Louisiana, an unintended test case in federal aid

Years before Washington spent $787 billion on a national stimulus bill, it staged an unintended trial run in Louisiana, a huge injection of some $51 billion for which historians find few, if any, precedents in a single state.
The experiment is still playing out, but some indicators suggest that what occurred in Louisiana — dumping a large amount of reconstruction money into a confined space in the three and a half years since Hurricane Katrina — has had a positive outcome. The state’s unemployment rate of 5.7 percent in February was considerably below the national average of 8.1 percent, and it was the only state to see a drop in unemployment from December to January. It was also the only state with an increase in non-farm employment in February.
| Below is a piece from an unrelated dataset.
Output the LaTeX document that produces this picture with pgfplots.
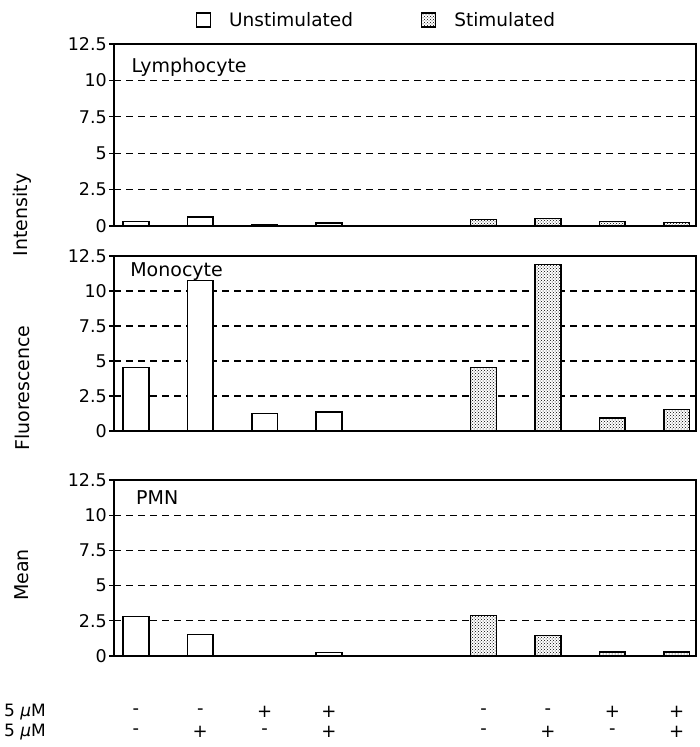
\documentclass[border=0pt]{standalone}
\usepackage{fontspec}
\setmainfont{DejaVu Sans}
\usepackage{pgfplots}
\pgfplotsset{compat=1.18}
\usetikzlibrary{patterns}

\pgfplotsset{
 panel/.style={
  scale only axis, width=582pt,
  xmin=-0.34, xmax=8.70, ymin=0, ymax=12.5,
  ytick={0,2.5,5,7.5,10,12.5},
  yticklabels={0,2.5,5,7.5,10,12.5},
  xtick=\empty,
  ytick pos=left, tick align=outside, major tick length=5pt,
  ymajorgrids, grid style={black, line width=1.2pt, dash pattern=on 7pt off 5pt},
  axis line style={line width=1.3pt},
  tick style={black, line width=1.1pt},
  yticklabel style={font=\fontsize{17.5}{19}\selectfont, inner sep=2pt},
  /pgf/number format/assume math mode=true,
  anchor=south west, clip=false,
 },
 unst/.style={ybar, bar width=0.4, draw=black, line width=1.5pt, fill=white},
 stim/.style={ybar, bar width=0.4, draw=black, line width=1.5pt, fill=white, postaction={pattern=crosshatch dots}},
}

\begin{document}
\begin{tikzpicture}[x=1pt,y=1pt]
\useasboundingbox (0,0) rectangle (700,747);

% Lymphocyte
\begin{axis}[panel, height=182pt, at={(114pt,521pt)},
  legend columns=2,
  legend image code/.code={\draw[#1, line width=1.2pt] (0pt,-7pt) rectangle (14pt,7pt);},
  legend style={draw=none, fill=none, at={(0.451,1.132)}, anchor=center,
    font=\fontsize{18.5}{20}\selectfont,
    /tikz/every odd column/.append style={column sep=16pt},
    /tikz/every even column/.append style={column sep=66pt}},
  ]
\addplot[unst] coordinates {(0,0.3) (1,0.63) (2,0.1) (3,0.2)};
\addplot[stim] coordinates {(5.4,0.45) (6.4,0.52) (7.4,0.3) (8.4,0.25)};
\legend{Unstimulated, Stimulated}
\node[anchor=base west, font=\fontsize{19}{21}\selectfont] at (rel axis cs:0.024,0.846) {Lymphocyte};
\end{axis}

% Monocyte
\begin{axis}[panel, height=175pt, at={(114pt,316pt)}]
\addplot[unst] coordinates {(0,4.53) (1,10.75) (2,1.25) (3,1.36)};
\addplot[stim] coordinates {(5.4,4.53) (6.4,11.9) (7.4,0.93) (8.4,1.55)};
\node[anchor=base west, font=\fontsize{19}{21}\selectfont] at (rel axis cs:0.022,0.882) {Monocyte};
\end{axis}

% PMN
\begin{axis}[panel, height=176pt, at={(114pt,91pt)}]
\addplot[unst] coordinates {(0,2.82) (1,1.54) (2,0.03) (3,0.26)};
\addplot[stim] coordinates {(5.4,2.89) (6.4,1.47) (7.4,0.3) (8.4,0.3)};
\node[anchor=base west, font=\fontsize{19}{21}\selectfont] at (rel axis cs:0.032,0.858) {PMN};
\begin{scope}[every node/.style={font=\fontsize{18}{20}\selectfont}]
\node at (axis cs:0,-3.98) {-};
\node at (axis cs:1,-3.98) {-};
\node at (axis cs:2,-3.98) {+};
\node at (axis cs:3,-3.98) {+};
\node at (axis cs:5.4,-3.98) {-};
\node at (axis cs:6.4,-3.98) {-};
\node at (axis cs:7.4,-3.98) {+};
\node at (axis cs:8.4,-3.98) {+};
\node at (axis cs:0,-5.40) {-};
\node at (axis cs:1,-5.40) {+};
\node at (axis cs:2,-5.40) {-};
\node at (axis cs:3,-5.40) {+};
\node at (axis cs:5.4,-5.40) {-};
\node at (axis cs:6.4,-5.40) {+};
\node at (axis cs:7.4,-5.40) {-};
\node at (axis cs:8.4,-5.40) {+};
\end{scope}
\end{axis}

% y label pieces
\node[rotate=90, font=\fontsize{19}{21}\selectfont] at (22,532) {Intensity};
\node[rotate=90, font=\fontsize{19}{21}\selectfont] at (22,359) {Fluorescence};
\node[rotate=90, font=\fontsize{19}{21}\selectfont] at (22,172) {Mean};

% row labels
\node[anchor=west, font=\fontsize{17}{19}\selectfont, inner sep=0pt] at (4,35) {5 \textit{μ}M};
\node[anchor=west, font=\fontsize{17}{19}\selectfont, inner sep=0pt] at (4,15) {5 \textit{μ}M};
\end{tikzpicture}
\end{document}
State economists specifically mention what one called “the ongoing building boom” from federal dollars as a main reason for the numbers. Largely a result of the damage caused by Hurricane Katrina, construction projects have not dried up as they have elsewhere, and a few can even be seen in downtown New Orleans…

However, the state’s Republican governor, Bobby Jindal, has positioned himself as a leading voice against the new stimulus bill, objecting to federal intervention in a state’s economy. He has threatened to reject $98 million in stimulus money intended to help Louisiana’s unemployed, echoing other Southern and Western governors who have turned such rejections into a conservative rallying cry.
In Louisiana, however, the consequences have hardly been dire — just the opposite, in fact. One of the governor’s leading aides, the state’s recovery director, Paul Rainwater, praised the federal relief effort in Louisiana in recent remarks to Congress, the day after his boss scorned federal help on national television in the Republican Party’s response to President Obama’s first address to Congress…
In the preceding 18 months, some $25 million a week had been given out in the public-assistance program, which helps local governments rebuild vital facilities, among other functions…
Because of that history, the governor’s anti-stimulus stance — as well as his threat to reject the stimulus package’s supplemental unemployment aid as an unwarranted burden on business interests — has provoked some skepticism and incomprehension here.
At the grassroots level, the prime complaint is that the money isn’t coming fast enough to help people resume their old lives. A quality of life question equally common to the nationwide recession.
Ideologues, demagogues like Jindal will continue their preaching to the inbred choir that runs the Republican Party, hopefully, right through the 2010 and 2012 elections. Then, positive changes can be made in social support programs as the most reactionary are left out.
When the last of the neocon dinosaurs disappears, we might even finish convincing the Democrats that remain to leave the traditional [that means "corrupt"] way of doing business in government altogether.